@Stevee1982 is correct. It's the Temperature and Dew Point added together. Sometimes people instead look at relative humidity and say it's going to be 95% or 100%. But saying the relative humidity without the temperature doesn't always tell the whole story on comparatively how one day feels versus another. A 80F temp with 95% humidity is going to feel a ton worse than 30F with 95% humidity. Similarly, an 80F day with 20% humidity and 80F day with 90% humidity are not going to feel the same even though the temp is the same. But what about a temp of 60 and dew point of 60 vs a temp of 80 and dew point of 40? How will those feel compared to each other? It's not a perfect system. One day's T+D of 130 and another's 130 won't necessarily feel the same, but it's a good system for pre-determining pace expectations. For most people, once the T+D goes above 100 is when someone's ideal pacing starts to fall.
I made this chart from my own personal data:
View attachment 448079
The x-axis is pace. The y-axis is T+D. The pink dots were theoretical pacing based on adjustments to a 3:00 hr marathon easy pace. The green dots were theoretical pacing based on adjustments to a 3:05 hr marathon easy pace. The blue dots were real actual data from easy days over a month's span. During that time period, the T+D varied quite a bit. My effort and HR remained relatively constant on all these runs, yet the pace was all over the place ranging from a 8:24-8:49 min/mile. The blue dots matched well with the shape of the theoretical pace adjustments. Which means the research lined up well with my own personal data.
So the long and short of it. According to these adjustments:
View attachment 448081
A T+D of 148 would have a starting point of a 4.5% adjustment from ideal. So let's say on a cool autumn morning where the T+D is less than 100, you could run a HM at 8:50 pace. According to this, on a T+D day of 148 a good place to start for pacing strategy would be a 9:14 min/mile. Essentially, what would feel like 8:50 pace on an ideal day would be more like 9:14 on this non-ideal day.

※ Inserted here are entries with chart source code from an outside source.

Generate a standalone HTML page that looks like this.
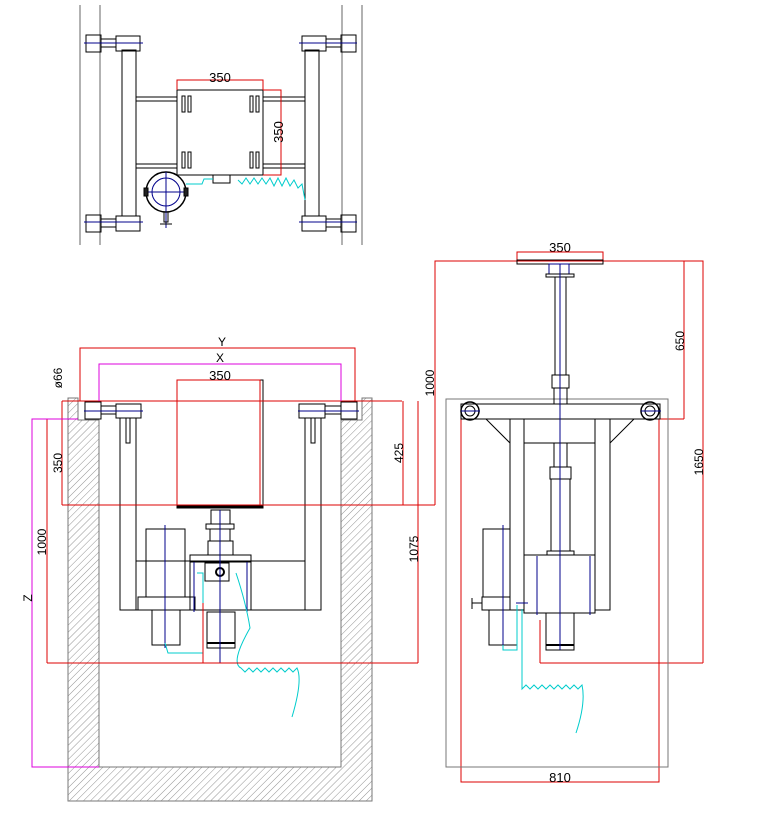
<!DOCTYPE html>
<html><head><meta charset="utf-8"><style>html,body{margin:0;padding:0;background:#fff}svg{display:block}</style></head><body>
<svg width="779" height="818" viewBox="0 0 779 818" xmlns="http://www.w3.org/2000/svg" font-family="Liberation Sans, sans-serif">
<defs>
<pattern id="h" width="5" height="5" patternUnits="userSpaceOnUse" patternTransform="rotate(45)">
<line x1="0" y1="0" x2="0" y2="5" stroke="#777" stroke-width="0.8"/></pattern>
</defs>
<rect width="779" height="818" fill="#fff"/>
<g fill="none" stroke="#000" stroke-width="1">
<!-- ===== TOP VIEW ===== -->
<g stroke="#666"><line x1="80" y1="5" x2="80" y2="245"/><line x1="100" y1="5" x2="100" y2="245"/><line x1="342" y1="5" x2="342" y2="245"/><line x1="362" y1="5" x2="362" y2="245"/></g>
<rect x="122" y="50" width="14" height="166"/><rect x="305" y="50" width="14" height="166"/>
<rect x="136" y="97" width="169" height="4"/><rect x="136" y="164" width="169" height="4"/>
<g id="tw"><rect x="86" y="35" width="15" height="17"/><rect x="101" y="39" width="15" height="8"/><rect x="116" y="36" width="24" height="15"/></g>
<use href="#tw" y="180"/>
<use href="#tw" transform="translate(442,0) scale(-1,1)"/>
<use href="#tw" transform="translate(442,180) scale(-1,1)"/>
<g stroke="#00008b"><line x1="84" y1="43" x2="143" y2="43"/><line x1="84" y1="222" x2="143" y2="222"/><line x1="299" y1="43" x2="357" y2="43"/><line x1="299" y1="222" x2="357" y2="222"/></g>
<rect x="177" y="90" width="86" height="85" fill="#fff"/>
<g stroke-width="1"><rect x="182" y="96" width="3" height="16"/><rect x="188" y="96" width="3" height="16"/><rect x="250" y="96" width="3" height="16"/><rect x="256" y="96" width="3" height="16"/>
<rect x="182" y="152" width="3" height="16"/><rect x="188" y="152" width="3" height="16"/><rect x="250" y="152" width="3" height="16"/><rect x="256" y="152" width="3" height="16"/></g>
<rect x="213" y="175" width="17" height="8"/>
<circle cx="166" cy="192" r="20" stroke-width="1.5"/><circle cx="166" cy="192" r="14" stroke="#00008b"/>
<g stroke="#00008b"><line x1="146" y1="192" x2="186" y2="192"/><line x1="166" y1="172" x2="166" y2="228"/></g>
<rect x="144" y="188" width="4" height="8" fill="#222"/><rect x="184" y="188" width="4" height="8" fill="#222"/>
<rect x="164" y="212" width="4" height="10"/><line x1="160" y1="224" x2="172" y2="224"/>
<path d="M186 184 L202 184 L204 179 L213 179" stroke="#00cccc"/>
<path d="M238 180 l4 4 l4 -6 l4 6 l4 -6 l4 6 l4 -6 l4 6 l4 -6 l4 8 l4 -8 l4 8 l4 -8 l4 8 l4 -6 l4 8 l4 -4 l3 16" stroke="#00cccc"/>
<g stroke="#d00"><polyline points="177,90 177,80 263,80 263,90"/><polyline points="263,90 281,90 281,175 263,175"/></g>
<text x="220" y="82" font-size="13" text-anchor="middle" fill="#000" stroke="none">350</text>
<text transform="translate(283,132) rotate(-90)" font-size="13" text-anchor="middle" fill="#000" stroke="none">350</text>

<!-- ===== LEFT VIEW ===== -->
<path d="M68 398 L78 398 L78 420 L99 420 L99 767 L341 767 L341 420 L362 420 L362 398 L372 398 L372 801 L68 801 Z" fill="url(#h)" stroke="#777"/>
<rect x="177" y="380" width="86" height="125" fill="#fff"/><rect x="177" y="505" width="86" height="3" fill="#000"/>
<rect x="120" y="418" width="16" height="192"/><rect x="305" y="418" width="16" height="192"/>
<rect x="126" y="418" width="4" height="25"/><rect x="311" y="418" width="4" height="25"/>
<line x1="136" y1="561" x2="305" y2="561"/><line x1="120" y1="610" x2="321" y2="610"/>
<rect x="85" y="402" width="16" height="17"/><rect x="101" y="406" width="15" height="8"/><rect x="116" y="404" width="25" height="14"/>
<rect x="341" y="402" width="16" height="17"/><rect x="325" y="406" width="16" height="8"/><rect x="299" y="404" width="26" height="14"/>
<g stroke="#00008b"><line x1="84" y1="411" x2="143" y2="411"/><line x1="298" y1="411" x2="359" y2="411"/></g>
<!-- motor -->
<rect x="146" y="529" width="39" height="68"/><rect x="138" y="597" width="57" height="13"/><rect x="152" y="610" width="28" height="35"/>
<rect x="211" y="510" width="19" height="14"/><rect x="206" y="524" width="28" height="5"/><rect x="210" y="529" width="20" height="12"/><rect x="208" y="541" width="25" height="14"/>
<rect x="190" y="555" width="61" height="7"/><rect x="190" y="562" width="61" height="48"/>
<rect x="205" y="563" width="24" height="18"/><circle cx="220" cy="572" r="4" stroke-width="2"/>
<rect x="207" y="612" width="28" height="36"/><line x1="207" y1="643" x2="235" y2="643" stroke-width="2"/>
<g stroke="#00008b"><line x1="165" y1="525" x2="165" y2="648"/><line x1="220" y1="510" x2="220" y2="663"/><line x1="194" y1="562" x2="194" y2="612"/><line x1="247" y1="562" x2="247" y2="612"/></g>
<path d="M165 643 l3 10 l35 0 l0 -80 l-6 0" stroke="#00cccc"/>
<path d="M236 573 q10 30 14 55 q-20 35 -9 40 l4 4 l4 -4 l4 4 l4 -4 l4 4 l4 -4 l4 4 l4 -4 l4 4 l4 -4 l4 4 l4 -4 l4 4 l4 -4 q6 12 -5 49" stroke="#00cccc"/>
<!-- dims left -->
<g stroke="#d00">
<polyline points="80,401 80,348 355,348 355,401"/>
<line x1="62" y1="401" x2="402" y2="401"/><line x1="62" y1="505" x2="435" y2="505"/><line x1="62" y1="401" x2="62" y2="505"/>
<polyline points="177,505 177,380 260,380 260,505"/>
<line x1="403" y1="401" x2="403" y2="505"/><line x1="418" y1="401" x2="418" y2="663"/>
<line x1="47" y1="663" x2="418" y2="663"/><line x1="47" y1="419" x2="47" y2="663"/><line x1="47" y1="419" x2="78" y2="419"/>
<polyline points="435,505 435,261 703,261 703,663"/>
<line x1="684" y1="261" x2="684" y2="419"/><line x1="659" y1="419" x2="684" y2="419"/>
<polyline points="461,419 461,782 659,782 659,419"/>
<line x1="540" y1="663" x2="703" y2="663"/><line x1="540" y1="620" x2="540" y2="663"/><line x1="203" y1="603" x2="203" y2="663"/>
</g>
<g stroke="#d0d"><polyline points="99,401 99,364 341,364 341,401"/><polyline points="99,767 32,767 32,419 78,419"/></g>
<g fill="#000" stroke="none" font-size="12">
<text x="222" y="346" text-anchor="middle">Y</text><text x="220" y="362" text-anchor="middle">X</text>
<text x="220" y="380" text-anchor="middle" font-size="13">350</text>
<text transform="translate(62,378) rotate(-90)" text-anchor="middle">ø66</text>
<text transform="translate(62,463) rotate(-90)" text-anchor="middle">350</text>
<text transform="translate(46,542) rotate(-90)" text-anchor="middle">1000</text>
<text transform="translate(32,598) rotate(-90)" text-anchor="middle">Z</text>
<text transform="translate(403,453) rotate(-90)" text-anchor="middle">425</text>
<text transform="translate(418,549) rotate(-90)" text-anchor="middle">1075</text>
<text transform="translate(434,383) rotate(-90)" text-anchor="middle">1000</text>
<text transform="translate(684,341) rotate(-90)" text-anchor="middle">650</text>
<text transform="translate(703,462) rotate(-90)" text-anchor="middle">1650</text>
<text x="560" y="252" text-anchor="middle" font-size="13">350</text>
<text x="560" y="782" text-anchor="middle" font-size="13">810</text>
</g>

<!-- ===== RIGHT VIEW ===== -->
<rect x="446" y="399" width="222" height="368" stroke="#777"/>
<polyline points="517,260 517,252 603,252 603,260" stroke="#d00"/>
<rect x="517" y="260" width="86" height="4"/>
<rect x="549" y="264" width="20" height="10" stroke="#00008b"/><rect x="546" y="274" width="28" height="3"/>
<rect x="555" y="277" width="11" height="98"/><rect x="552" y="375" width="17" height="13"/><rect x="554" y="388" width="13" height="16"/>
<rect x="461" y="404" width="199" height="15"/>
<circle cx="470" cy="411" r="9" stroke-width="1.5"/><circle cx="470" cy="411" r="5"/><circle cx="650" cy="411" r="9" stroke-width="1.5"/><circle cx="650" cy="411" r="5"/>
<line x1="486" y1="419" x2="510" y2="443"/><line x1="634" y1="419" x2="610" y2="443"/>
<rect x="510" y="419" width="14" height="191"/><rect x="595" y="419" width="15" height="191"/>
<line x1="524" y1="443" x2="595" y2="443"/>
<rect x="554" y="443" width="13" height="24"/><rect x="550" y="467" width="21" height="12"/><rect x="551" y="479" width="19" height="72"/><rect x="547" y="551" width="27" height="4"/>
<rect x="524" y="555" width="71" height="58"/><rect x="546" y="613" width="28" height="37"/><line x1="546" y1="645" x2="574" y2="645" stroke-width="2"/>
<rect x="483" y="529" width="27" height="68"/><rect x="482" y="597" width="28" height="13"/><rect x="489" y="610" width="28" height="35"/>
<line x1="472" y1="603" x2="482" y2="603"/><line x1="472" y1="598" x2="472" y2="609"/>
<g stroke="#00008b"><line x1="560" y1="264" x2="560" y2="650"/><line x1="537" y1="556" x2="537" y2="615"/><line x1="590" y1="556" x2="590" y2="615"/><line x1="503" y1="525" x2="503" y2="650"/>
<line x1="461" y1="411" x2="480" y2="411"/><line x1="641" y1="411" x2="661" y2="411"/><line x1="516" y1="603" x2="528" y2="603"/></g>
<path d="M503 645 l0 5 l14 0 l0 -45" stroke="#00cccc"/>
<path d="M522 609 l0 80 l4 -4 l4 4 l4 -4 l4 4 l4 -4 l4 4 l4 -4 l4 4 l4 -4 l4 4 l4 -4 l4 4 l4 -4 l4 4 l4 -4 q4 18 -6 48" stroke="#00cccc"/>
</g>
</svg>
</body></html>
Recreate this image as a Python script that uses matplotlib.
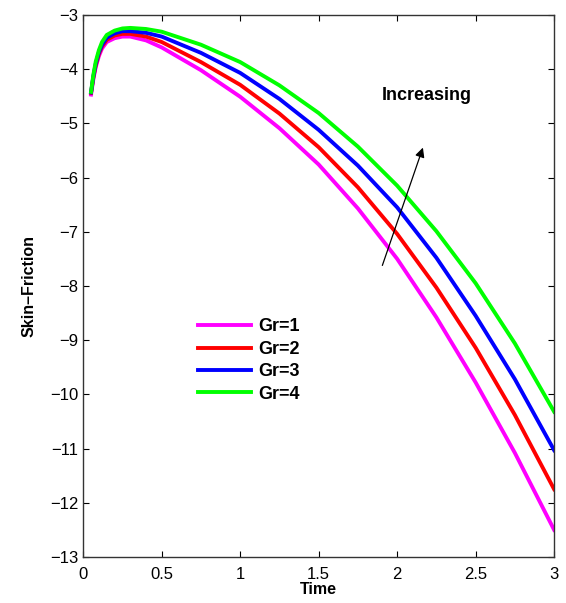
import matplotlib
matplotlib.use("Agg")
import matplotlib.pyplot as plt

plt.rcParams['font.family'] = ['Liberation Sans', 'DejaVu Sans']

t = [0.05, 0.065, 0.08, 0.1, 0.12, 0.15, 0.2, 0.25, 0.3, 0.4, 0.5, 0.75, 1.0, 1.25, 1.5, 1.75, 2.0, 2.25, 2.5, 2.75, 3.0]
gr1 = [-4.47, -4.18, -3.96, -3.76, -3.62, -3.50, -3.43, -3.40, -3.40, -3.47, -3.60, -4.02, -4.51, -5.09, -5.76, -6.57, -7.50, -8.58, -9.78, -11.08, -12.50]
gr2 = [-4.44, -4.15, -3.93, -3.72, -3.58, -3.46, -3.38, -3.35, -3.35, -3.40, -3.50, -3.87, -4.29, -4.82, -5.44, -6.18, -7.04, -8.03, -9.14, -10.38, -11.75]
gr3 = [-4.43, -4.13, -3.90, -3.69, -3.55, -3.42, -3.34, -3.30, -3.30, -3.33, -3.40, -3.70, -4.07, -4.55, -5.12, -5.78, -6.55, -7.48, -8.55, -9.72, -11.03]
gr4 = [-4.42, -4.10, -3.86, -3.65, -3.50, -3.37, -3.29, -3.25, -3.24, -3.26, -3.31, -3.55, -3.87, -4.30, -4.81, -5.43, -6.15, -6.99, -7.95, -9.06, -10.32]

series = [("Gr=1", gr1, "#ff00ff"), ("Gr=2", gr2, "#ff0000"),
          ("Gr=3", gr3, "#0000ff"), ("Gr=4", gr4, "#00ff00")]

xticks = [0, 0.5, 1, 1.5, 2, 2.5, 3]
xticklabels = ["0", "0.5", "1", "1.5", "2", "2.5", "3"]
yticks = list(range(-13, -2))

fig = plt.figure(figsize=(5.66, 6.03), dpi=100)
ax = fig.add_axes([0.147, 0.0763, 0.832, 0.899])

for name, vals, col in series:
    ax.plot(t, vals, color=col, lw=2.8, label=name, solid_joinstyle='round')

ax.set_xlim(0, 3)
ax.set_ylim(-13, -3)
ax.set_xticks(xticks)
ax.set_xticklabels(xticklabels)
ax.set_yticks(yticks)
ax.set_yticklabels([f"\u2212{abs(v)}" for v in yticks])
ax.tick_params(direction='in', top=True, right=True, labelsize=12, length=4, width=0.8)
ax.tick_params(axis='x', pad=7)
for s in ax.spines.values():
    s.set_linewidth(1.0)
    s.set_color('#333333')

ax.set_xlabel("Time", fontsize=11.5, fontweight='bold', labelpad=0)
ax.set_ylabel("Skin\u2013Friction", fontsize=11.5, fontweight='bold', labelpad=10)

leg = ax.legend(loc='upper left', bbox_to_anchor=(0.21, 0.47), frameon=False,
                prop={'weight': 'bold', 'size': 13}, handlelength=2.9,
                handletextpad=0.4, labelspacing=0.3)

ax.text(2.19, -4.48, "Increasing", fontsize=13, fontweight='bold', ha='center', va='center')
ax.annotate("", xy=(2.17, -5.40), xytext=(1.90, -7.67),
            arrowprops=dict(arrowstyle='-|>', color='black', lw=0.9, mutation_scale=14))

fig.savefig("out.png", dpi=100)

The adjustments are not perfect and not the same for everyone. But represent a good starting place to see where adjustments need to be made. You can use your own personal data over the last several weeks to see how the different T+D values effect you personally. Relative cloudiness, solar radiation, and heat acclimation are also factors to consider in how one should adjust pace expectations in non-ideal weather conditions.